What you will do: Repeat, exactly and only, the lines from the beginning of the data through the line with "3.5, 4, 4.5, 5]". Pictures are left out.

Data shown:
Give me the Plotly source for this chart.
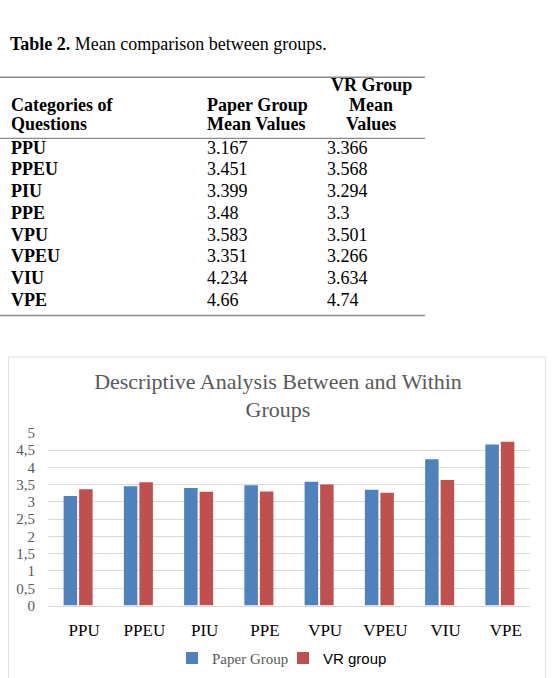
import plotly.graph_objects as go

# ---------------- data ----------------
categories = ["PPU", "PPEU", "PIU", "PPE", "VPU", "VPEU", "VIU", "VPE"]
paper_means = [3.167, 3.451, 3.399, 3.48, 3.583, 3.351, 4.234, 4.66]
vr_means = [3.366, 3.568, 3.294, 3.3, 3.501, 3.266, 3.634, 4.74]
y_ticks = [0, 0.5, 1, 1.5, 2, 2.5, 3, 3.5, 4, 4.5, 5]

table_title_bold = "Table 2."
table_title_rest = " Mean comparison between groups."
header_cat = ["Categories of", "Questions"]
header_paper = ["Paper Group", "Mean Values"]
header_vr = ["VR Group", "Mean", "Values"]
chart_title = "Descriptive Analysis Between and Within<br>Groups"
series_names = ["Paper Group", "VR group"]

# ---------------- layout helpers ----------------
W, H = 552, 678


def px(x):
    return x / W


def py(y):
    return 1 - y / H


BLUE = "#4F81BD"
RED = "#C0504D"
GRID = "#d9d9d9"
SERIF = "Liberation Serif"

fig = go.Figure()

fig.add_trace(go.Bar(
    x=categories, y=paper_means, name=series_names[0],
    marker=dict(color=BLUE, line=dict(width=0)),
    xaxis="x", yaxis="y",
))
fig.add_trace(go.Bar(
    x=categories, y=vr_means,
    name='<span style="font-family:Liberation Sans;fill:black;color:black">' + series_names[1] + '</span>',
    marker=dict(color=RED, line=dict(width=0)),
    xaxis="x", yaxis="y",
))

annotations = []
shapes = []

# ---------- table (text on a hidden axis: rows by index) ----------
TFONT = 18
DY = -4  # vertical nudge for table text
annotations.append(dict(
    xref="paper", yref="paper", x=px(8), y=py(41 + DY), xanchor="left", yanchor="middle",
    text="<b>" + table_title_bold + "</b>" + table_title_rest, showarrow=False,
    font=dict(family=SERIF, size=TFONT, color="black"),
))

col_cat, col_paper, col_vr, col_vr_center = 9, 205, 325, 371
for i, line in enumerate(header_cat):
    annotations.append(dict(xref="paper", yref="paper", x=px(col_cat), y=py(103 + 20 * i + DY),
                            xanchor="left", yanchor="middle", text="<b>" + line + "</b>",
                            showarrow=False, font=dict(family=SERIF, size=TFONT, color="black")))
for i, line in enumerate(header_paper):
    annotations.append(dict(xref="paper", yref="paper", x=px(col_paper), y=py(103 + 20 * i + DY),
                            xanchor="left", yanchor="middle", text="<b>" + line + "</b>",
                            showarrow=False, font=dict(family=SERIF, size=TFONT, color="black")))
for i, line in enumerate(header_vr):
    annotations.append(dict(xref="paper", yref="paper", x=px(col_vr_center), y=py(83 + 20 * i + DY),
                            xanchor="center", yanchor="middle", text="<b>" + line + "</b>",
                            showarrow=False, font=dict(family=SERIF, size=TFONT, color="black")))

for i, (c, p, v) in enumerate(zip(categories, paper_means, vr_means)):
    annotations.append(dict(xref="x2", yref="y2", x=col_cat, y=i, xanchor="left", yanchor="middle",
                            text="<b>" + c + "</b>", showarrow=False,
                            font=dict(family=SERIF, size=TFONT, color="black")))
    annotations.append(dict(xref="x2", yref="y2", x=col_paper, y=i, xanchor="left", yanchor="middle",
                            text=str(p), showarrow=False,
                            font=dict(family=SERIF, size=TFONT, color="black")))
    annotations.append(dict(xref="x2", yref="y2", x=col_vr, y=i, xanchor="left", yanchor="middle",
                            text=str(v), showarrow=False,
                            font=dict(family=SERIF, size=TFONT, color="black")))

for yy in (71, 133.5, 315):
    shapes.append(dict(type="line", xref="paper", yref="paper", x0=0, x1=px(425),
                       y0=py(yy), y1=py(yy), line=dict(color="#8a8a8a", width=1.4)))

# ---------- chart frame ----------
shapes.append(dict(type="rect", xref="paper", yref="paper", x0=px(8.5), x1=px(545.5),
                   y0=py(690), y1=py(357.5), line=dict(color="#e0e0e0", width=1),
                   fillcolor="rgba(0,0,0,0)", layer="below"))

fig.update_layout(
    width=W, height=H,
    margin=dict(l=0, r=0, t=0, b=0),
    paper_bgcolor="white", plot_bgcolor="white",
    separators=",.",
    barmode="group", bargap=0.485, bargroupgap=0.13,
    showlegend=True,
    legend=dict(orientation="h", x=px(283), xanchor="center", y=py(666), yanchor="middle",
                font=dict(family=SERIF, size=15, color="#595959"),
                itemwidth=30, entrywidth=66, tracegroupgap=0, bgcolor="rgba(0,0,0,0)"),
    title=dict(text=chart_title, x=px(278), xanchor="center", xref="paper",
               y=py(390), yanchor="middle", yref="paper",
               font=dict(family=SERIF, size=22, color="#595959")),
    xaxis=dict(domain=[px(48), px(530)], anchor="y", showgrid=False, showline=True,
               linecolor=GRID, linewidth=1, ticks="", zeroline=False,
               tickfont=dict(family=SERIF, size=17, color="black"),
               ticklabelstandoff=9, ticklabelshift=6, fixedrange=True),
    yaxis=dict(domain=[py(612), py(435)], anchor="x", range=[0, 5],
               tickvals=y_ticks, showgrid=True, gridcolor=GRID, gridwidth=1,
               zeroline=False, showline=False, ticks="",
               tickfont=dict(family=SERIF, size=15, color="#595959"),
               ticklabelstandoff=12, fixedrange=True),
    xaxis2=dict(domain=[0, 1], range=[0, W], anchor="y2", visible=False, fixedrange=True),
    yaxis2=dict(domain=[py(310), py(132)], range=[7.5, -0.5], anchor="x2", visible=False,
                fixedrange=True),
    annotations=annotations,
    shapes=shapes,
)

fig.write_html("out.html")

Correct answer:
Give me the Plotly source for this chart.
import plotly.graph_objects as go

# ---------------- data ----------------
categories = ["PPU", "PPEU", "PIU", "PPE", "VPU", "VPEU", "VIU", "VPE"]
paper_means = [3.167, 3.451, 3.399, 3.48, 3.583, 3.351, 4.234, 4.66]
vr_means = [3.366, 3.568, 3.294, 3.3, 3.501, 3.266, 3.634, 4.74]
y_ticks = [0, 0.5, 1, 1.5, 2, 2.5, 3, 3.5, 4, 4.5, 5]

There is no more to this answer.